If you’re a trillionaire trying to reward my good looks with a hefty check, in September and October you’re likely to find me at one and the other of the dance and performance pieces in the Paris Performance Calendar, hands on knees, attentive to doings on the stage. The federative performance arts Festival d’Automne and big, or dance performance-dedicated, institutions such as the Théâtre National (Palais) de Chaillot or Micadanses always offer a good range of dance performance as a new season opens. Most, if not all of my September and October picks are taken from such 2019-2020 Season calendars.
Through to December, there’s Festival d’Automne’s celebration of Merce Cunningham’s contribution to modern dance. This makes for a prime opportunity to see France’s excellent provincial ballets strut their excellent stuff. There is an instructive bent in the offer and with it an opportunity to brush up on the principles of modern and contemporary dance as you enjoy the dancing.
My head has highlighted intriguing retrospective work by the well-known choreographers Jérôme Bel and Philippe Decouflé. Without ignoring such emotion-masters as Saburo Teshigawara performing things like Berlioz’s Symphonie Fantastique (recommended by DanseAujourdhui’s Catherine Zavodska, at the Philharmonie de Paris) or the erotic tension of Jan Martens’ Sweat Baby Sweat, my heart has chosen creation by artists whose esthetic power I admire, including Yasmine Hugonnet, Myriam Gourfink and Latifa Laâbissi or such artists as Florence Casenave, Carole Quettier or Nina Vallon, whose work I have not yet seen but whose performance ideas tease my esthetics. Vallon, along with Aurelie Berland, among others, are movement artists whose work makes up a really intriguing offer of new creation riding classical music and choreographies for Micadanse’s Bien Fait! 2019 program.

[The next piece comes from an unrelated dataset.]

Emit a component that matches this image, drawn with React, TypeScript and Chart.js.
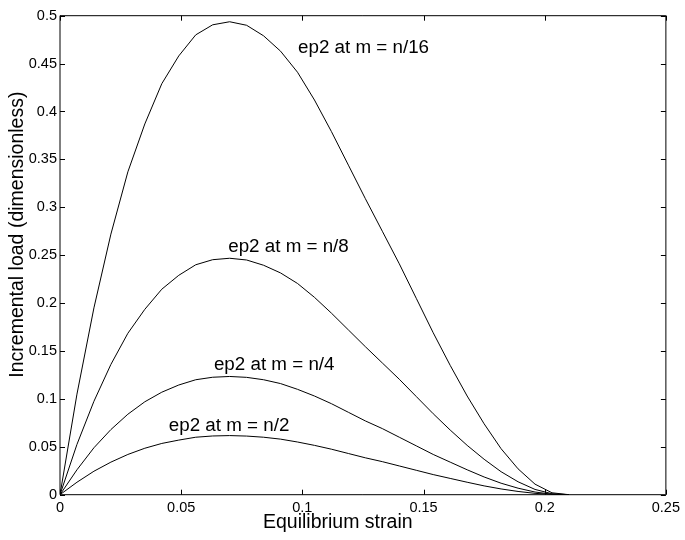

Jan Martens’ Sweat Baby Sweat and the playful exploration of Yasmine Hugonnet’s Se Sentir Vivant both feature in Lafayette Anticipations’ Echelle Humaine 2019 program. This contrast of approach reminds me that Echelle Humaine is both quality live performance and a visual treatise on how movement creates or shapes physical space – and vice-versa.
Again in the spatio-human vein, the very talented saxophone-clarinet-piano guy Antonin Tri Hoang and 12 musical companions will be turning the vast volumes of Saint Eustache’s Ship-to-Heaven architecture into a jazz soundbox. The performance will also provide a good moment to explore the old Halles parish church, far more of a conscious work of art than Notre Dame and which harbors Raymond Mason’s 1971 Le départ des fruits et légumes du coeur de Paris, le 28 février 1969 (“The Departure of Fruit and Vegetables from the Heart of Paris”) sculpture in a side chapel.
Looking past the September-October listing, Paris’ performance offer for November and December is easily as solid but also perhaps more esthetically intriguing than that of September-October. I’m thinking here not just of the ongoing Festival d’Automne program (lots of performance from La Ribot as well as dance from Merce Cunningham), but also Loïc Touzé, Liz Santoro and Daniel Linehan as dance performers at Théatre de la Bastille and new creations by Jann Gallois, Kader Attou and Système Castafiore at Palais de Chaillot. But really, especially I’m impatiently waiting on the program for the Kalypso hip-hop dance festival from 6 November to 17 December. In 2019, Kalypso, brainchild of performer, choreographer and tireless promoter of urban dance culture Mourad Merzouki, will feature work by 52 well-selected troupes in Paris and in cities throughout France. I’ll be paying particular attention to Kalypso and French hip hop/urban dance in 2019-2020.
Beyond hip hop and into Spring 2020, staying with just a few center city institutions, there’s reason to look forward to the contemporary dance performance offer, just for instance, at Théâtre de la Bastille or La Scala Paris or Atelier de Paris in Spring 2020. Bastille for example will be featuring such proven young talent as Sofia Dias, Vítor Roriz, Olivia Grandville or Madeleine Fournier, talen developed at the Atelier de Paris. La Scala will offer, notably, new circus performance with La Chute des anges (Raphaëlle Boitel, cie L'Oublié(e)) and Humans (Yaron Lifschitz, cie Circa) along with a reprise of the Michèle Anne de Mey & Jaco Van Dormael’s absolutely brilliant Cold Blood (Collectif Kiss & Cry).